Ces violences sexuelles sont majoritairement perpétrées par d'autres hommes : 83% des victimes ont été agressées par un ou plusieurs hommes, 13% par une ou des femmes et 4% par des personnes des deux sexes.
Elles sont commises en majorité par des personnes connues des victimes : 43% des hommes déclarent que ces violences sexuelles ont eu lieu dans la famille et l'entourage, 17% dans le milieu scolaire et 16% dans un espace de sociabilité. Il s'agit souvent d'agresseurs "en position de pouvoir", exerçant une autorité sur la victime.
L'entourage remet alors rarement en cause leur récit, ce qui n'est pas toujours le cas pour les femmes qui parlent. Ined
Dans le détail, dans l'enfance (de 0 à 9 ans), les violences ont lieu le plus souvent au sein de la famille et dans l'entourage proche, soit des personnes côtoyées quotidiennement. Entre 10 et 13 ans, les auteurs appartiennent à un cercle plus large, par exemple la famille éloignée. Et à l'adolescence, les violences se déplacent vers le milieu scolaire et ceux des loisirs (cercle amical, sport, activités en lien avec la pratique religieuse).
Près de 30% des hommes ayant subi des violences sexuelles ont aussi été exposés à d'autres formes de violences, notamment psychologiques ou physiques.
Les garçons qui ont tenté de dénoncer les violences sexuelles subies ont "souvent été ignorés". Toutefois, lorsqu'ils parlent à l'âge adulte, "l'entourage remet alors rarement en cause leur récit, ce qui n'est pas toujours le cas pour les femmes qui parlent", détaille l'étude.
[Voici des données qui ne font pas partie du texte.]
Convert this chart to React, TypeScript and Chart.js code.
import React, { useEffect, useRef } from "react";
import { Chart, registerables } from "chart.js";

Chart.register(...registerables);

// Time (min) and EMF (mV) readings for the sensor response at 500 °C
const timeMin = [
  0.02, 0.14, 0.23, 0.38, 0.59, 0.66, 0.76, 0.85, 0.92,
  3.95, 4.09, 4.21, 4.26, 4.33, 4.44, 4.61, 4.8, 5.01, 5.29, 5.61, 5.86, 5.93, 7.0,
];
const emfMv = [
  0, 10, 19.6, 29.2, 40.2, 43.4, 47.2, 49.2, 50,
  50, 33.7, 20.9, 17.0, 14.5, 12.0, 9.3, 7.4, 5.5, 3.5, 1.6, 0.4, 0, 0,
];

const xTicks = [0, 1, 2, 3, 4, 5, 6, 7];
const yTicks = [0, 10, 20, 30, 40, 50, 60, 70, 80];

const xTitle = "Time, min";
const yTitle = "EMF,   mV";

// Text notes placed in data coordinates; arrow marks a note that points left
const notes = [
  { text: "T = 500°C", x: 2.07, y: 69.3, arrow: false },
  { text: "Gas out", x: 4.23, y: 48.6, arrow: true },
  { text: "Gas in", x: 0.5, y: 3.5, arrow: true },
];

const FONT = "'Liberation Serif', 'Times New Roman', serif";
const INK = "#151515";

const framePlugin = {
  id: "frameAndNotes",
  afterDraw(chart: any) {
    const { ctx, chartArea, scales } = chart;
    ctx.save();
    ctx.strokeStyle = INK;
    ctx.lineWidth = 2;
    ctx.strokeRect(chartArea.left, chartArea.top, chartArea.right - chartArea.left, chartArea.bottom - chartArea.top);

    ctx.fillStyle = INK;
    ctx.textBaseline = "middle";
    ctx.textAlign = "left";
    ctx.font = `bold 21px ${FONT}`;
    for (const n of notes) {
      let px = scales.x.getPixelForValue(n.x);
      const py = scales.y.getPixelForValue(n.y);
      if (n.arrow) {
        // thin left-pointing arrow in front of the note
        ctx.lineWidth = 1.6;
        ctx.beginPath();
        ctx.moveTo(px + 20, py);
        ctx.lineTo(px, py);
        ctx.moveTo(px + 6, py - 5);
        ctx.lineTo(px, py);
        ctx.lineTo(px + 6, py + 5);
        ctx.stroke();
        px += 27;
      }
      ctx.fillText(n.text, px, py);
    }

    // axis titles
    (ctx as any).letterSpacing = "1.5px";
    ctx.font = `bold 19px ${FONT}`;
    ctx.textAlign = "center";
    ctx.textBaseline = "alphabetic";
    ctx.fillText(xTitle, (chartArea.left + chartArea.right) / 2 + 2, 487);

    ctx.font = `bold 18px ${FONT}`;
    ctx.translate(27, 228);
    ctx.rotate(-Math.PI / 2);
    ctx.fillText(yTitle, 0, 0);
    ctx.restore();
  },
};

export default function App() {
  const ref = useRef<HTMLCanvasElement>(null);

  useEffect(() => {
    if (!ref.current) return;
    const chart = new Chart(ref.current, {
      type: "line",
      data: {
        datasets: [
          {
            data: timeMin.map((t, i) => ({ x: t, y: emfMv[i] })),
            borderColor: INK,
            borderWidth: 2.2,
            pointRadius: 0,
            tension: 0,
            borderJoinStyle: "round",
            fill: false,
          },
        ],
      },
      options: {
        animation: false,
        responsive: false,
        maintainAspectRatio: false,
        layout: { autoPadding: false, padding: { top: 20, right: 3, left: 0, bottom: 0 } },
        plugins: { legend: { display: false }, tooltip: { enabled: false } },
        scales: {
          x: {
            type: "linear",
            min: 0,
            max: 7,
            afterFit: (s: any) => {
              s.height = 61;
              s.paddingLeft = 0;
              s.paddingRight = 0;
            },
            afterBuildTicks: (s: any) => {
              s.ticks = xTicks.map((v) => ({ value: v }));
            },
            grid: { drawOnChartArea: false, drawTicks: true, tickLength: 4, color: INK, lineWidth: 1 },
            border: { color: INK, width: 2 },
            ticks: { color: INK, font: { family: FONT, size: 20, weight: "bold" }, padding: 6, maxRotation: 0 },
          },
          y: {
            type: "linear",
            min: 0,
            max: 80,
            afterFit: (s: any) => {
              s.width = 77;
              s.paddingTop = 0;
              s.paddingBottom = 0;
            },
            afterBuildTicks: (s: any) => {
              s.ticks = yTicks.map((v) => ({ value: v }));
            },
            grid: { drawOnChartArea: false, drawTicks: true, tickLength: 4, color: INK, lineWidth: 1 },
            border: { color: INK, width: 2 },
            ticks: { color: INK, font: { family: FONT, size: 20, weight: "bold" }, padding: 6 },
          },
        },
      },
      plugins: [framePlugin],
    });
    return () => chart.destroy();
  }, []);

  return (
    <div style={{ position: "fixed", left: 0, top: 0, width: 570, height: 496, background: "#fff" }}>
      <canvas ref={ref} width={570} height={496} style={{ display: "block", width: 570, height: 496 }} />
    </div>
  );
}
Plus une victime est soutenue par son entourage, moins les conséquences des violences sexuelles seront lourdes. Or, les hommes sont plus massivement soutenus, donc les conséquences sont moins durables. Lucie Wicky
Domination, silence imposé : "les mécanismes au moment des agressions sont similaires pour les filles et garçons, mais les suites de ces violences le sont moins", observe Lucie Wicky, qui a également réalisé pour cette étude, entre 2019 et 2022, une cinquantaine d'entretiens avec des hommes victimes. "On sait que plus une victime est soutenue par son entourage, moins les conséquences des violences sexuelles seront lourdes. Or, les hommes sont plus massivement soutenus, donc les conséquences sont moins durables", détaille-t-elle.
Stress psychotraumatique, problèmes de santé, comportements addictifs, troubles de la sexualité : les conséquences de telles agressions peuvent être multiples.
Encore peu visibles, les violences sexuelles subies par les hommes ont fait l'objet de plusieurs mouvements de dénonciation ces dernières années. En 2024, notamment, le lancement du hashtag #Metoogarçons s'est accompagné de plusieurs centaines de témoignages sur les réseaux sociaux. Avant cela, le sujet a été évoqué lors des mouvements de dénonciations de violences dans l'Eglise et d'incestes.